Brief history

  The roots of the Union stretch back to October 1907, when the First Congress of Czech Towns of the Czech Kingdom took place in Kolín. A written record, namely, the "Stenographic Record of the Congress Proceedings", is preserved in the District Archive Library in Kolín. The congress was attended by 210 delegates drawn from a hundred Czech towns. The congress participants expressed their interest in “bringing a more essential, organic grouping of all Czech towns into being that would result in an influential counterbalance to organisations of other corporations, estates and classes of state society...“ Hence, the Union of Czech Towns in the Czech Kingdom was established.
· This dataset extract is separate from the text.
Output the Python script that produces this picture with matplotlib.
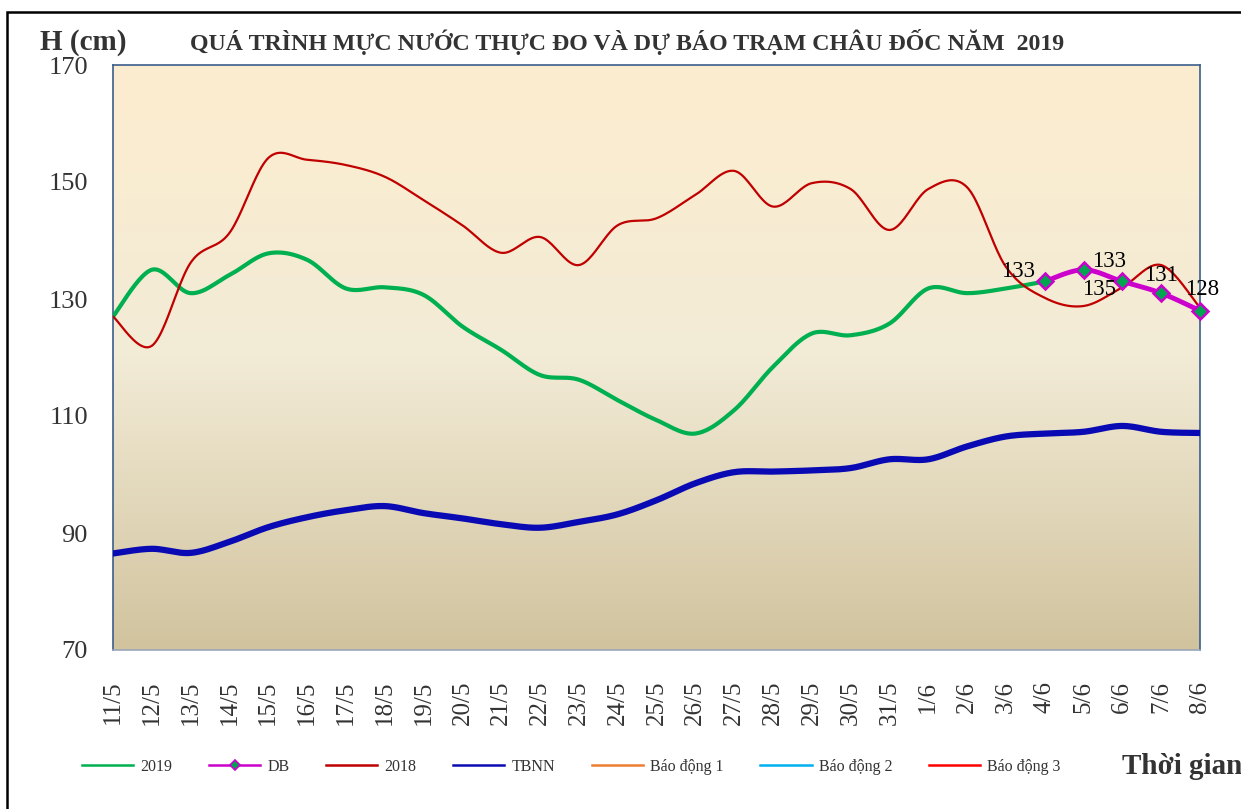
#!/usr/bin/env python3
"""Mực nước thực đo và dự báo trạm Châu Đốc 2019 -> out.png"""
import numpy as np
import matplotlib
matplotlib.use("Agg")
import matplotlib.pyplot as plt
from matplotlib.colors import LinearSegmentedColormap
from matplotlib.lines import Line2D
from matplotlib.patches import Rectangle

plt.rcParams['font.family'] = ['Liberation Serif', 'DejaVu Serif']

DATES = ["11/5", "12/5", "13/5", "14/5", "15/5", "16/5", "17/5", "18/5", "19/5",
         "20/5", "21/5", "22/5", "23/5", "24/5", "25/5", "26/5", "27/5", "28/5",
         "29/5", "30/5", "31/5", "1/6", "2/6", "3/6", "4/6", "5/6", "6/6", "7/6", "8/6"]

# measured 2019, 11/5 .. 4/6
H_2019 = [127, 135, 131, 134.1, 137.8, 136.7, 131.8, 132, 130.7, 125.3, 121.3, 117,
          116.2, 112.7, 109.3, 107, 111, 118.4, 124.1, 123.8, 125.8, 131.8, 131,
          131.8, 133]
# forecast, 4/6 .. 8/6
H_DB = [133, 135, 133, 131, 128]
H_2018 = [127, 122, 136.2, 141.3, 154.1, 153.8, 152.9, 150.9, 146.9, 142.6, 137.9,
          140.6, 135.8, 142.6, 143.8, 147.8, 151.9, 145.8, 149.8, 148.8, 141.8,
          148.8, 149.1, 135.5, 130.2, 128.8, 132, 135.8, 128.5]
H_TBNN = [86.5, 87.3, 86.6, 88.5, 91.0, 92.7, 93.9, 94.6, 93.4, 92.5, 91.5, 90.9,
          91.9, 93.2, 95.6, 98.5, 100.4, 100.5, 100.7, 101.1, 102.6, 102.6, 104.8,
          106.5, 107.0, 107.3, 108.3, 107.3, 107.1]
# alarm levels at Châu Đốc (off the chart scale)
ALARMS = [350, 400, 450]


def smooth(x, y, n=24):
    """Excel-like smoothed line (Bezier through points, Catmull-Rom tangents)."""
    x = np.asarray(x, float)
    y = np.asarray(y, float)
    P = np.column_stack([x, y])
    P = np.vstack([P[0], P, P[-1]])
    t = np.linspace(0, 1, n)[:, None]
    out = []
    for i in range(1, len(P) - 2):
        p0, p1, p2, p3 = P[i - 1], P[i], P[i + 1], P[i + 2]
        c1 = p1 + (p2 - p0) / 6
        c2 = p2 - (p3 - p1) / 6
        seg = ((1 - t) ** 3) * p1 + 3 * ((1 - t) ** 2) * t * c1 \
            + 3 * (1 - t) * t ** 2 * c2 + t ** 3 * p2
        out.append(seg if i == 1 else seg[1:])
    out = np.vstack(out)
    return out[:, 0], out[:, 1]


W, H = 1241, 809
fig = plt.figure(figsize=(W / 100, H / 100), dpi=100)
ax = fig.add_axes([113 / W, 1 - 650 / H, (1200 - 113) / W, (650 - 65) / H])

# outer frame
fig.patches.append(Rectangle((7 / W, -0.05), 1.1, 1 - 12 / H + 0.05,
                             transform=fig.transFigure, fill=False,
                             edgecolor="black", lw=1.8))

# gradient background
cmap = LinearSegmentedColormap.from_list(
    "bg", [(0, "#FDEDCF"), (0.5, "#F2EBD6"), (1, "#D1C39E")])
grad = np.linspace(0, 1, 256)[:, None]
ax.imshow(grad, extent=[0, 28, 70, 170], aspect="auto", cmap=cmap,
          origin="upper", zorder=0)

idx = np.arange(len(DATES))
c2019, cdb, c2018, ctbnn = "#00B050", "#CC00CC", "#C00000", "#0A0AB4"
alarm_colors = ["#ED7D31", "#00B0F0", "#FF0000"]

ax.plot(*smooth(idx[:len(H_2019)], H_2019), color=c2019, lw=3.0, zorder=3)
db_x = idx[len(H_2019) - 1:]
ax.plot(*smooth(db_x, H_DB), color=cdb, lw=3.5, zorder=4)
ax.plot(db_x, H_DB, ls="none", marker="D", ms=8, mfc="#00A550", mec=cdb,
        mew=1.8, zorder=5, clip_on=False)
ax.plot(*smooth(idx, H_2018), color=c2018, lw=1.6, zorder=3)
ax.plot(*smooth(idx, H_TBNN), color=ctbnn, lw=4.5, zorder=3)
for lv, c in zip(ALARMS, alarm_colors):
    ax.plot(idx, [lv] * len(idx), color=c, lw=1.6)

# data labels for the forecast (placed as in the original)
offsets = [(-19, 7), (11.5, -14.5), (-9.5, 14.5), (0, 13), (1.5, 15)]
for xi, v, off in zip(db_x, H_DB, offsets):
    ax.annotate(f"{v:g}", (xi, v), xytext=off, textcoords="offset points",
                ha="center", va="center", fontsize=16.5, color="black",
                annotation_clip=False, zorder=6)

ax.set_xlim(0, 28)
ax.set_ylim(70, 170)
ax.set_yticks(np.arange(70, 171, 20))
ax.set_xticks(idx)
ax.set_xticklabels(DATES, rotation=90)
ax.tick_params(axis="y", length=0, pad=18, labelsize=19, labelcolor="#333333")
ax.tick_params(axis="x", length=0, pad=22, labelsize=18, labelcolor="#333333")
for s in ax.spines.values():
    s.set_color("#3B5E8C")
    s.set_linewidth(1.2)
ax.spines["bottom"].set_color("#9AA6B8")

fig.text(40 / W, 1 - 42 / H, "H (cm)", fontsize=21, fontweight="bold",
         color="#333333", ha="left", va="center")
fig.text(190 / W, 1 - 42 / H,
         "QUÁ TRÌNH MỰC NƯỚC THỰC ĐO VÀ DỰ BÁO TRẠM CHÂU ĐỐC NĂM  2019",
         fontsize=17.2, fontweight="bold", color="#333333", ha="left", va="center")
fig.text(1122 / W, 1 - 766 / H, "Thời gian", fontsize=21, fontweight="bold",
         color="#333333", ha="left", va="center")

# legend with thin sample lines, as in the original
leg_labels = ["2019", "DB", "2018", "TBNN", "Báo động 1", "Báo động 2", "Báo động 3"]
leg_colors = [c2019, cdb, c2018, ctbnn] + alarm_colors
handles = [Line2D([], [], color=c, lw=1.8) for c in leg_colors]
handles[1] = Line2D([], [], color=cdb, lw=1.8, marker="D", ms=5,
                    mfc="#00A550", mec=cdb, mew=1.2)
fig.legend(handles, leg_labels, loc="center left",
           bbox_to_anchor=(82 / W, 1 - 767 / H), ncol=7, frameon=False,
           fontsize=11.5, handlelength=3.2, handletextpad=0.45,
           columnspacing=2.3, borderpad=0, borderaxespad=0,
           labelcolor="#333333")

fig.savefig("out.png", dpi=100)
After World War I, in 1920, to be precise, the Union of Czech Town’s operation was extended to take in Moravia and Silesia, later on Slovakia, too. The Union of Czechoslovak Towns was duly created. 

 

  Since that time, owing to both external and internal circumstances, the development of the organisation associating self-governing municipalities was interrupted on several occasions. One of the main tasks of social transformation after November 1989 was the restoration of municipalities’ democratic autonomy in compliance with the principles of a state governed by law. Restitution of a Union defending the interests of towns and municipalities was then a question of a mere few weeks. The constituent congress of the modern Union of Towns and Municipalities of the Czech Republic took place on January 16, 1990 in Brno. In the beginning, the Union primarily placed emphasis on support and consultancy activities, but over the course of time the centre of attention increasingly became the necessity to assert the interests of self-government in relation to central bodies of executive and legislative power. The focus of the Union’s activity continuously changed in conceptual terms. The first distinctive successes started to manifest themselves in 1992, when the Union started to be perceived by the Government and other state administration bodies as their partner. Following the accession to the European Union, the SMO ČR also became a partner to European institutions.